On shared filesystem, especially on HPC systems – including SRC’s Sherlock and Oak platforms, inode quotas are explicitly defined and enforced. For example Oak quotas are restricted to 150k inodes/TB (iTB); Sherlock’s $SCRATCH
system sets a quota of 200k iTB. This means that mean file sized for those systems should be greater than 6.7MB and 5 MB, respectively.

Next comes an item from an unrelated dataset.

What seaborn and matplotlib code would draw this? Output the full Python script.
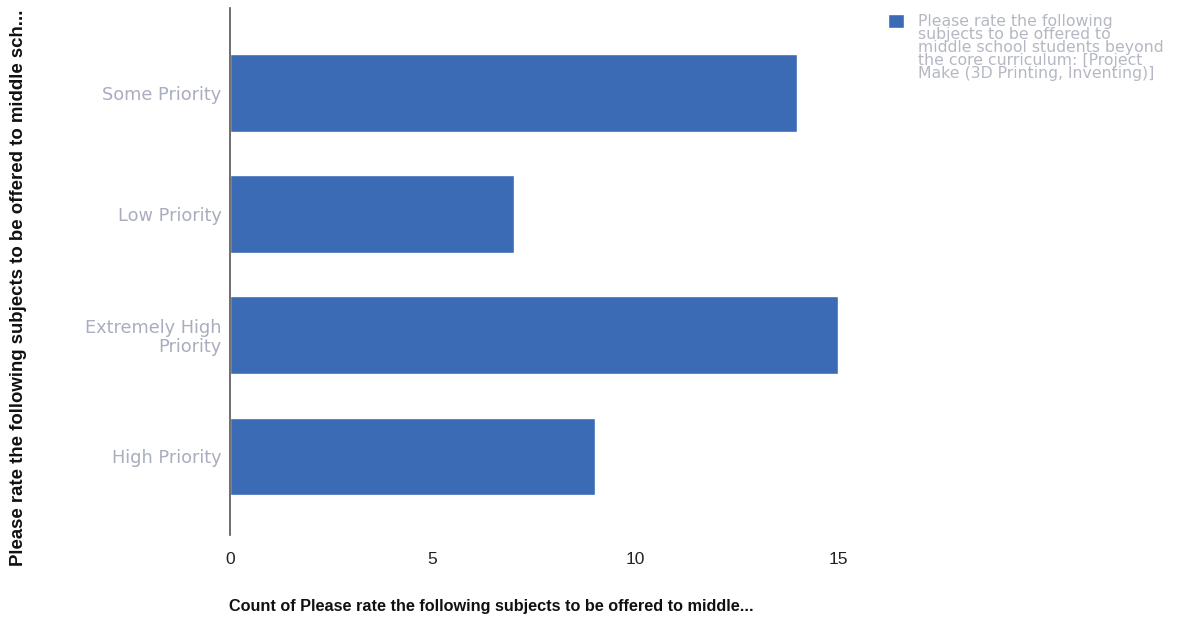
import seaborn as sns
import matplotlib.pyplot as plt
import pandas as pd

# chart data
categories = ["Some Priority", "Low Priority", "Extremely High\nPriority", "High Priority"]
counts = [14, 7, 15, 9]
x_ticks = [0, 5, 10, 15]
series_name = ("Please rate the following\nsubjects to be offered to\nmiddle school students beyond\n"
               "the core curriculum: [Project\nMake (3D Printing, Inventing)]")

df = pd.DataFrame({"category": categories, "count": counts})

sns.set_theme(style="white")
plt.rcParams['font.family'] = ['Liberation Sans', 'DejaVu Sans']

fig = plt.figure(figsize=(12.04, 6.23), dpi=100)
ax = fig.add_axes([0.191, 0.141, 0.505, 0.846])

bar_color = "#3a6bb4"
sns.barplot(data=df, x="count", y="category", color=bar_color, width=0.64,
            saturation=1, ax=ax, label=series_name)

ax.set_xlim(0, 15)
ax.set_ylim(3.65, -0.7)
ax.set_xticks(x_ticks)
ax.tick_params(axis='x', length=0, pad=12, labelsize=12.5, labelcolor="#222222")
ax.tick_params(axis='y', length=0, pad=6, labelsize=12.8, labelcolor="#a9adbf")
for lbl in ax.get_yticklabels():
    lbl.set_family(['DejaVu Sans'])
    lbl.set_horizontalalignment('right')
    lbl.set_multialignment('right')
    lbl.set_linespacing(1.05)

for s in ["top", "right", "bottom"]:
    ax.spines[s].set_visible(False)
ax.spines["left"].set_color("#555555")
ax.spines["left"].set_linewidth(1.2)

ax.set_xlabel("Count of Please rate the following subjects to be offered to middle...",
              fontsize=11.7, fontweight="bold", color="#111111")
ax.xaxis.set_label_coords(0.43, -0.122)
ax.set_ylabel("Please rate the following subjects to be offered to middle sch...",
              fontsize=13.4, fontweight="bold", color="#111111")
ax.yaxis.set_label_coords(-0.333, 0.47)

leg = ax.legend(loc="upper left", bbox_to_anchor=(1.072, 1.0), frameon=False,
                fontsize=11.3, handlelength=1.0, handleheight=1.0, handletextpad=0.9,
                borderaxespad=0)
for t in leg.get_texts():
    t.set_color("#b5b8c4")
    t.set_family(['DejaVu Sans'])
    t.set_linespacing(0.82)
# align the legend swatch with the first text line
for col in leg._legend_handle_box.get_children():
    for row in col.get_children():
        row.align = "top"

fig.savefig("out.png", dpi=100)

Note then, that thousands of files stored as small files, for example <3.5MB/file
effectively displace much more space (percent of an allocated quota) – in this case approximately twice as much space, than just their data voluem would suggest. In this respect, even if HFD5 compression underperforms image-format compression, consolidating inodes still increases overall capacity.
Compute performance
Input-output (IO) performance is almost always significantly compromised by storing data as large numbers of small files. One way to describe this – from a computing engineering perspective, is that the filesystem typically does not perform well as a data indexing system. Inversely, it is almost always true that filesystem – and therefore overall compute, performance can be significantly improved by consolidateing large numbers of small data files into a (much) smaller number of files, especialy if the consolidated format supports indexing.
This can be espcially true for ML and AI applications that read in large numbers of images, or other data collecdtions, and especially if these data are loaded in one or only a few readings.
As suggested here, a simple and effective option is HDF5
. Various relational and federated databases might also be considered, depending on available resources, expected applications, and other factors.